This year’s classic Thanksgiving feast for 10 will cost approximately 20% more than last year, according to American Farm Bureau Federation’s (AFBF) 37th annual turkey day survey.

The price of this year’s 12-item Thanksgiving feast for 10 is projected to be $64.05, up $10.74 from last year’s average of $53.31, representing the greatest increase since the survey began.

“General inflation slashing the purchase power of consumers is a significant factor contributing to the increase in average cost of this year’s Thanksgiving dinner,” said AFBF Chief Economist Roger Cryan. General inflation has been running 7% to 9% in the last few months, while the most recent Consumer Price Index report for food consumed at home reveals a 12% increase over the past year.

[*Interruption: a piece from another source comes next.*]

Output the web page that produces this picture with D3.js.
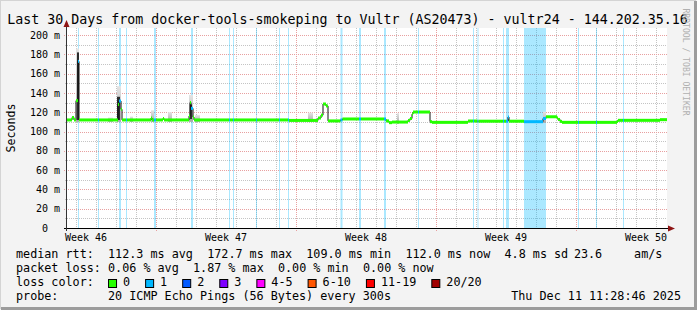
<!DOCTYPE html>
<html>
<head>
<meta charset="utf-8">
<script src="https://cdn.jsdelivr.net/npm/d3@7"></script>
<style>
  body { margin: 0; background: #f3f3f3; }
  svg { display: block; }
  text { font-family: "DejaVu Sans Mono", monospace; fill: #000; }
</style>
</head>
<body>
<svg width="697" height="310"></svg>
<script>
// ---- data ----
const titleText = "Last 30 Days from docker-tools-smokeping to Vultr (AS20473) - vultr24 - 144.202.35.16";
const timeStart = "11-12 13:12";
const timeEnd = "12-12 13:12";
const yMax = 207.3;
const yLabels = [0, 20, 40, 60, 80, 100, 120, 140, 160, 180, 200];

// median rtt in ms: [start time, value, lost pings] -- each step holds until the next one
const median = [
  ["11-12 13:12", 112, 0], ["11-12 19:12", 114.5, 0], ["11-12 21:36", 112, 0],
  ["11-13 00:00", 132, 0], ["11-13 02:24", 172.7, 1], ["11-13 03:36", 112, 0],
  ["11-14 02:24", 112, 1], ["11-14 03:36", 112, 0],
  ["11-15 02:24", 128, 0], ["11-15 03:36", 131.6, 1], ["11-15 06:00", 123, 0], ["11-15 07:12", 112, 0],
  ["11-15 12:00", 112, 1], ["11-15 13:12", 112, 0],
  ["11-16 18:00", 114, 0], ["11-16 19:12", 112, 0],
  ["11-16 21:36", 112, 1], ["11-17 00:00", 112, 0],
  ["11-17 08:24", 113.5, 0], ["11-17 09:36", 112, 0],
  ["11-18 15:36", 116, 0], ["11-18 16:48", 130, 0], ["11-18 18:00", 124, 1],
  ["11-18 20:24", 115, 0], ["11-18 21:36", 112, 0],
  ["11-20 15:36", 112, 1], ["11-20 16:48", 112, 0],
  ["11-20 20:24", 112, 1], ["11-20 21:36", 112, 0],
  ["11-22 00:00", 112, 1], ["11-22 01:12", 112, 0],
  ["11-23 03:36", 112, 1], ["11-23 04:48", 112, 0],
  ["11-23 14:24", 112, 1], ["11-23 15:36", 111.5, 0],
  ["11-25 02:24", 114, 0], ["11-25 06:00", 117, 0], ["11-25 08:24", 128.5, 0],
  ["11-25 12:00", 126.5, 0], ["11-25 14:24", 111, 0],
  ["11-26 05:24", 112, 1], ["11-26 07:48", 113, 0],
  ["11-27 03:36", 113, 1], ["11-27 06:00", 113, 0],
  ["11-28 09:36", 113, 1], ["11-28 12:00", 111, 0], ["11-28 15:36", 109.2, 0], ["11-28 19:12", 109.8, 0],
  ["11-29 14:24", 111.5, 0], ["11-29 16:48", 113.5, 0], ["11-29 19:12", 118, 0], ["11-29 20:24", 120.2, 0],
  ["11-30 02:24", 120.2, 1], ["11-30 03:36", 120.2, 0],
  ["11-30 16:48", 110.2, 0], ["11-30 19:12", 109.5, 0],
  ["12-02 14:24", 110.9, 0],
  ["12-02 20:24", 110.9, 1], ["12-02 21:36", 110.9, 0],
  ["12-03 01:48", 110.7, 1], ["12-03 03:00", 110.7, 0],
  ["12-04 08:24", 110.7, 1], ["12-04 09:36", 110.7, 0],
  ["12-04 12:00", 110.7, 1], ["12-04 14:24", 115, 1], ["12-04 15:36", 110.7, 0],
  ["12-05 09:36", 110.2, 1], ["12-06 08:24", 113.5, 1], ["12-06 12:00", 115.3, 0],
  ["12-07 01:12", 114, 0], ["12-07 02:24", 112.5, 0], ["12-07 04:48", 110.5, 0], ["12-07 07:12", 109.5, 0],
  ["12-08 02:24", 109.5, 1], ["12-08 03:36", 109.5, 0],
  ["12-09 00:00", 109.5, 1], ["12-09 01:12", 109.5, 0],
  ["12-10 01:12", 110.5, 0], ["12-10 02:24", 111.6, 0],
  ["12-10 08:24", 111.6, 1], ["12-10 09:36", 111.6, 0],
  ["12-12 04:48", 112.3, 0]
];

// periods with packet loss (1 of 20 lost): [from, to]
const lossPeriods = [
  ["11-13 02:24", "11-13 03:36"], ["11-14 02:24", "11-14 03:36"], ["11-15 03:36", "11-15 06:00"],
  ["11-15 12:00", "11-15 13:12"], ["11-16 21:36", "11-17 00:00"], ["11-18 18:00", "11-18 20:24"],
  ["11-20 15:36", "11-20 16:48"], ["11-20 20:24", "11-20 21:36"], ["11-22 00:00", "11-22 01:12"],
  ["11-23 03:36", "11-23 04:48"], ["11-23 14:24", "11-23 15:36"], ["11-26 05:24", "11-26 07:48"],
  ["11-27 03:36", "11-27 06:00"], ["11-28 09:36", "11-28 12:00"], ["11-30 02:24", "11-30 03:36"],
  ["12-02 20:24", "12-02 21:36"], ["12-03 01:48", "12-03 03:00"], ["12-04 08:24", "12-04 09:36"],
  ["12-04 12:00", "12-04 15:36"], ["12-05 09:36", "12-06 12:00"], ["12-08 02:24", "12-08 03:36"],
  ["12-09 00:00", "12-09 01:12"], ["12-10 08:24", "12-10 09:36"]
];

// ping spread ("smoke"): [from, to, low ms, high ms]
const smokeOuter = [
  ["11-13 00:00", "11-13 03:36", 110, 186], ["11-14 14:24", "11-14 20:24", 110, 114.5],
  ["11-15 01:12", "11-15 06:00", 110, 147], ["11-15 16:48", "11-15 20:24", 110, 115.5],
  ["11-16 18:00", "11-16 21:36", 110, 122], ["11-17 14:24", "11-17 19:12", 110, 120],
  ["11-18 15:36", "11-18 20:24", 110, 138], ["11-18 22:48", "11-19 04:48", 110, 117],
  ["11-22 00:00", "11-22 01:12", 110, 117], ["11-24 14:24", "11-24 20:24", 110, 119.5],
  ["11-29 01:12", "11-29 03:36", 108, 119], ["12-06 08:24", "12-06 12:00", 109, 120.5]
];
const smokeInner = [
  ["11-13 01:12", "11-13 03:36", 112, 182],
  ["11-15 01:12", "11-15 04:48", 112, 136],
  ["11-18 16:48", "11-18 19:12", 113, 128]
];

const lossLevels = ["0", "1", "2", "3", "4-5", "6-10", "11-19", "20/20"];
const lossColors = ["#26ff00", "#00b8ff", "#0059ff", "#7e00ff", "#ff00ff", "#ff5500", "#ff0000", "#a10000"];

// legend rows as [text column, text]
const rttRow = [[0, "median rtt:"], [13, "112.3 ms avg"], [27, "172.7 ms max"], [41, "109.0 ms min"],
  [55, "112.0 ms now"], [69, "4.8 ms sd"], [78.8, "23.6"], [87.3, "am/s"]];
const lossRow = [[0, "packet loss:"], [13, "0.06 % avg"], [25, "1.87 % max"], [37, "0.00 % min"], [49, "0.00 % now"]];
const probeRow = [[0, "probe:"], [13, "20 ICMP Echo Pings (56 Bytes) every 300s"]];
const stampText = "Thu Dec 11 11:28:46 2025";
const sideText = "RRDTOOL / TOBI OETIKER";

// ---- drawing ----
const parse = d3.utcParse("%Y-%m-%d %H:%M");
const t = s => parse("2025-" + s);

const svg = d3.select("svg");
const plot = { left: 67, right: 667, top: 28, bottom: 228 };

const x = d3.scaleUtc().domain([t(timeStart), t(timeEnd)]).range([plot.left, plot.right]);
const y = d3.scaleLinear().domain([0, yMax]).range([plot.bottom, plot.top]);
const lossColor = d3.scaleOrdinal().domain(d3.range(lossLevels.length)).range(lossColors);
const px = v => Math.round(v) + 0.5;

// frame
svg.append("rect").attr("width", 697).attr("height", 310).attr("fill", "#f3f3f3");
svg.append("path").attr("d", "M0,309V0H696").attr("stroke", "#d4d4d4").attr("stroke-width", 2).attr("fill", "none");
svg.append("path").attr("d", "M1,308.5H695.5V1").attr("stroke", "#9c9c9c").attr("stroke-width", 3).attr("fill", "none");

// canvas
svg.append("rect")
  .attr("x", plot.left).attr("y", plot.top)
  .attr("width", plot.right - plot.left).attr("height", plot.bottom - plot.top)
  .attr("fill", "#fff");

// grid
const grid = svg.append("g").attr("stroke-width", 1).attr("stroke-dasharray", "1,1");
const days = x.ticks(d3.utcDay).filter(d => d.getUTCDay() !== 1);
const mondays = x.ticks(d3.utcMonday);
grid.selectAll(".vmin").data(days).join("line")
  .attr("x1", d => px(x(d))).attr("x2", d => px(x(d)))
  .attr("y1", plot.top).attr("y2", plot.bottom + 2)
  .attr("stroke", "#c4c4c4");
const hMinor = d3.range(10, yMax, 20);
grid.selectAll(".hmin").data(hMinor).join("line")
  .attr("x1", plot.left - 2).attr("x2", plot.right)
  .attr("y1", d => px(y(d))).attr("y2", d => px(y(d)))
  .attr("stroke", "#c4c4c4");
grid.selectAll(".vmaj").data(mondays).join("line")
  .attr("x1", d => px(x(d))).attr("x2", d => px(x(d)))
  .attr("y1", plot.top).attr("y2", plot.bottom + 3)
  .attr("stroke", "#e8a0a0");
grid.selectAll(".hmaj").data(yLabels.filter(v => v > 0)).join("line")
  .attr("x1", plot.left - 3).attr("x2", plot.right)
  .attr("y1", d => px(y(d))).attr("y2", d => px(y(d)))
  .attr("stroke", "#e8a0a0");

// loss background bars
svg.append("g").selectAll("rect").data(lossPeriods).join("rect")
  .attr("x", d => x(t(d[0])))
  .attr("width", d => Math.max(1, x(t(d[1])) - x(t(d[0]))))
  .attr("y", plot.top).attr("height", plot.bottom - plot.top)
  .attr("fill", lossColor(1)).attr("opacity", 0.33);

// smoke, fading towards its upper edge
const defs = svg.append("defs");
const fade = defs.append("linearGradient").attr("id", "fade").attr("x1", 0).attr("x2", 0).attr("y1", 0).attr("y2", 1);
fade.append("stop").attr("offset", 0).attr("stop-color", "#e4e4e4");
fade.append("stop").attr("offset", 1).attr("stop-color", "#a8a8a8");
const smoke = (rows, fill) => svg.append("g").selectAll("rect").data(rows).join("rect")
  .attr("x", d => x(t(d[0])))
  .attr("width", d => x(t(d[1])) - x(t(d[0])))
  .attr("y", d => y(d[3]))
  .attr("height", d => y(d[2]) - y(d[3]))
  .attr("fill", fill);
smoke(smokeOuter, "url(#fade)");
smoke(smokeInner, "#2c2c2c");

// median: black line then loss-coloured band
const pts = median.map(d => ({ t: t(d[0]), v: d[1], loss: d[2] }));
const segs = pts.map((d, i) => ({ ...d, t1: i < pts.length - 1 ? pts[i + 1].t : t(timeEnd) }));
svg.append("path")
  .datum([...pts, { t: t(timeEnd), v: pts[pts.length - 1].v }])
  .attr("fill", "none").attr("stroke", "#111").attr("stroke-width", 1)
  .attr("d", d3.line().x(d => x(d.t)).y(d => y(d.v)).curve(d3.curveStepAfter));
svg.append("g").selectAll("rect").data(segs).join("rect")
  .attr("x", d => x(d.t))
  .attr("width", d => x(d.t1) - x(d.t))
  .attr("y", d => y(d.v) - 1.5)
  .attr("height", 3)
  .attr("fill", d => lossColor(d.loss));

// axes
svg.append("line").attr("x1", 64).attr("x2", 671).attr("y1", plot.bottom + 0.5).attr("y2", plot.bottom + 0.5)
  .attr("stroke", "#000");
svg.append("line").attr("x1", plot.left - 0.5).attr("x2", plot.left - 0.5).attr("y1", plot.bottom + 3).attr("y2", 24)
  .attr("stroke", "#333");
svg.append("path").attr("d", `M668,${plot.bottom - 2.5}L675,${plot.bottom + 0.5}L668,${plot.bottom + 3.5}Z`).attr("fill", "#8e1414");
svg.append("path").attr("d", `M63.5,27L66.5,20L69.5,27Z`).attr("fill", "#8e1414");

// y labels
const yl = svg.append("g").attr("font-size", 10);
yl.selectAll(".num").data(yLabels).join("text")
  .attr("x", 48).attr("y", d => y(d) + 3.6).attr("text-anchor", "end").text(d => d);
yl.selectAll(".unit").data(yLabels.filter(v => v > 0)).join("text")
  .attr("x", 54).attr("y", d => y(d) + 3.6).text("m");

// x labels: week name centred in its week
const weekStarts = d3.utcMonday.range(d3.utcMonday.floor(t(timeStart)), t(timeEnd));
svg.append("g").attr("font-size", 10).selectAll("text").data(weekStarts).join("text")
  .attr("x", d => x(d3.utcHour.offset(d, 84)))
  .attr("y", 241).attr("text-anchor", "middle")
  .text(d => "Week " + d3.utcFormat("%V")(d));

// title & side texts
svg.append("text").attr("x", 347.5).attr("y", 23.5).attr("text-anchor", "middle")
  .attr("font-size", 13.3).text(titleText);
svg.append("text").attr("transform", "translate(14.5,128) rotate(-90)").attr("text-anchor", "middle")
  .attr("font-size", 11.6).text("Seconds");
svg.append("text").attr("transform", "translate(683,62) rotate(90)").attr("text-anchor", "middle")
  .attr("font-size", 8.1).style("fill", "#b0b0b0").text(sideText);

// legend (monospace columns)
const col = c => 16 + c * 7.08;
const lg = svg.append("g").attr("font-size", 11.75);
const row = (items, yy) => items.forEach(([c, s]) => lg.append("text").attr("x", col(c)).attr("y", yy).text(s));
row(rttRow, 258);
row(lossRow, 272);
row([[0, "loss color:"]], 286);
let bx = col(13);
lossLevels.forEach((lvl, i) => {
  lg.append("rect").attr("x", bx + 0.5).attr("y", 279.5).attr("width", 8).attr("height", 8)
    .attr("fill", lossColor(i)).attr("stroke", "#000");
  lg.append("text").attr("x", bx + 15).attr("y", 286).text(lvl);
  bx += 15 + lvl.length * 7.08 + 15;
});
row(probeRow, 300);
lg.append("text").attr("x", 681).attr("y", 300).attr("text-anchor", "end").text(stampText);
</script>
</body>
</html>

“Other contributing factors to the increased cost for the meal include supply chain disruptions and the war in Ukraine,” Cryan said. “The higher retail turkey cost at the grocery store can also be attributed to a slightly smaller flock this year, increased feed costs and higher processing weights.

Adding up the costs

Farm Bureau volunteer shoppers checked retail prices Oct. 18-31 for this year's survey. The shopping list for Farm Bureau’s informal survey included turkey, stuffing, sweet potatoes, rolls with butter, peas, cranberries, a veggie tray, pumpkin pie with whipped cream, and coffee and milk, all in quantities sufficient to serve a family of 10 with plenty of leftovers.

The centerpiece on most Thanksgiving tables, the turkey, costs more than a year ago at $28.96 for a 16-pound bird, or $1.81 per pound, an increase of 21% from last year. Other meal staples saw price increases from 11% for sweet potatoes to a high of 69% for a 14-ounce bag of cubed stuffing mix.

In recognition of changes in Thanksgiving dinner traditions, the Farm Bureau price survey also included ham, Russet potatoes and frozen green beans.

Adding these foods to the menu increased overall cost by $17.85 to $81.30, up 18% from last year.

AFBF reports turkey prices have come down since October, with the average per-pound feature price for whole frozen turkeys at $1.11 the week of Nov. 3-9 and 95 cents the week following, meaning consumers who haven't yet purchased their turkeys should be able to find one at a lower cost than the Farm Bureau average.

Adequate supplies

Cryan said the supply of whole turkeys available to consumers has been adequate this year, although there may have been temporary, regional shortages in some states where avian influenza was detected earlier this year.

“Farmers are working hard to meet growing demands for food — both here in the U.S. and globally — while facing rising prices for fuel, fertilizer and other inputs,” Cryan said.

AFBF President Zippy Duvall added, “We should not take our food supply for granted. Supporting sustainable, productive agriculture in the U.S. and globally is imperative.

" This year’s national average cost was calculated using 224 surveys across all 50 states and Puerto Rico. The survey was first conducted in 1986 and provides a valuable record of comparative holiday meal costs over the years.